Understanding Spliterator, Collector and Stream in Java 8

You should almost certainly never have to deal with Spliterator as a user; it should only be necessary if you're writing Collection types yourself and also intending to optimize parallelized operations on them.

For what it's worth, a Spliterator is a way of operating over the elements of a collection in a way that it's easy to split off part of the collection, e.g. because you're parallelizing and want one thread to work on one part of the collection, one thread to work on another part, etc.

You should essentially never be saving values of type Stream to a variable, either. Stream is sort of like an Iterator, in that it's a one-time-use object that you'll almost always use in a fluent chain, as in the Javadoc example:

int sum = widgets.stream()
                  .filter(w -> w.getColor() == RED)
                  .mapToInt(w -> w.getWeight())
                  .sum();

Collector is the most generalized, abstract possible version of a "reduce" operation a la map/reduce; in particular, it needs to support parallelization and finalization steps. Examples of Collectors include:

  • summing, e.g. Collectors.reducing(0, (x, y) -> x + y)
  • StringBuilder appending, e.g.
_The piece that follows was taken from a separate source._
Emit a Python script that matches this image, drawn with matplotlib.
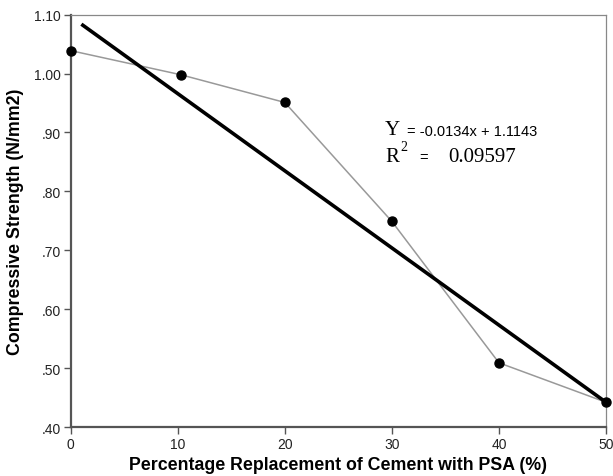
import matplotlib
matplotlib.use("Agg")
import matplotlib.pyplot as plt
import numpy as np

# Data
replacement_pct = [0, 10.3, 20, 30, 40, 50]
strength = [1.039, 0.998, 0.951, 0.749, 0.509, 0.442]
fit_slope = -0.0131
fit_intercept = 1.097
fit_x_range = [1.0, 50]
x_ticks = [0, 10, 20, 30, 40, 50]
y_ticks = [0.40, 0.50, 0.60, 0.70, 0.80, 0.90, 1.00, 1.10]
y_tick_labels = [".40", ".50", ".60", ".70", ".80", ".90", "1.00", "1.10"]

fig = plt.figure(figsize=(6.13, 4.77), dpi=100)
ax = fig.add_axes([0.1153, 0.1027, 0.8733, 0.8644])

ax.plot(replacement_pct, strength, color="#999999", lw=1.1, zorder=2, clip_on=False)
ax.plot(replacement_pct, strength, "o", color="black", ms=6.5, zorder=4, clip_on=False)

fx = np.array(fit_x_range)
ax.plot(fx, fit_slope * fx + fit_intercept, color="black", lw=2.6, zorder=3,
        solid_capstyle="butt", clip_on=False)

ax.set_xlim(0, 50)
ax.set_ylim(0.40, 1.10)
ax.set_xticks(x_ticks)
ax.set_yticks(y_ticks)
ax.set_yticklabels(y_tick_labels)

for s in ["left", "bottom"]:
    ax.spines[s].set_color("#555555")
    ax.spines[s].set_linewidth(1.6)
for s in ["top", "right"]:
    ax.spines[s].set_color("#888888")
    ax.spines[s].set_linewidth(0.9)

ax.tick_params(axis="both", direction="out", length=5, width=1.0, color="#555555",
               labelsize=10, labelcolor="#222222", pad=2)
for lab in ax.get_xticklabels() + ax.get_yticklabels():
    lab.set_fontfamily("Liberation Sans")

ax.set_xlabel("Percentage Replacement of Cement with PSA (%)", fontsize=12.8,
              fontweight="bold", family="Liberation Sans", labelpad=4)
ax.set_ylabel("Compressive Strength (N/mm2)", fontsize=12.8,
              fontweight="bold", family="Liberation Sans", labelpad=7)

serif = "Liberation Serif"
sans = "Liberation Sans"
ax.text(0.587, 0.7107, "Y", transform=ax.transAxes, fontsize=15, family=serif,
        ha="left", va="baseline")
ax.text(0.628, 0.709, "= -0.0134x + 1.1143", transform=ax.transAxes, fontsize=10.5,
        family=sans, ha="left", va="baseline")
ax.text(0.587, 0.646, "R", transform=ax.transAxes, fontsize=15, family=serif,
        ha="left", va="baseline")
ax.text(0.616, 0.672, "2", transform=ax.transAxes, fontsize=10, family=serif,
        ha="left", va="baseline")
ax.text(0.652, 0.646, "=", transform=ax.transAxes, fontsize=10.5, family=sans,
        ha="left", va="baseline")
ax.text(0.705, 0.646, "0.09597", transform=ax.transAxes, fontsize=15, family=serif,
        ha="left", va="baseline")

fig.savefig("out.png", dpi=100)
Collector.of(StringBuilder::new, StringBuilder::append, StringBuilder::append, StringBuilder::toString)

Spliterator basically means "splittable Iterator".

Single thread can traverse/process the entire Spliterator itself, but the Spliterator also has a method trySplit() which will "split off" a section for someone else (typically, another thread) to process -- leaving the current spliterator with less work.

Collector combines the specification of a reduce function (of map-reduce fame), with an initial value, and a function to combine two results (thus enabling results from Spliterated streams of work, to be combined.)

For example, the most basic Collector would have an initial vaue of 0, add an integer onto an existing result, and would 'combine' two results by adding them. Thus summing a spliterated stream of integers.

See:

  • Spliterator.trySplit()
  • Collector<T,A,R>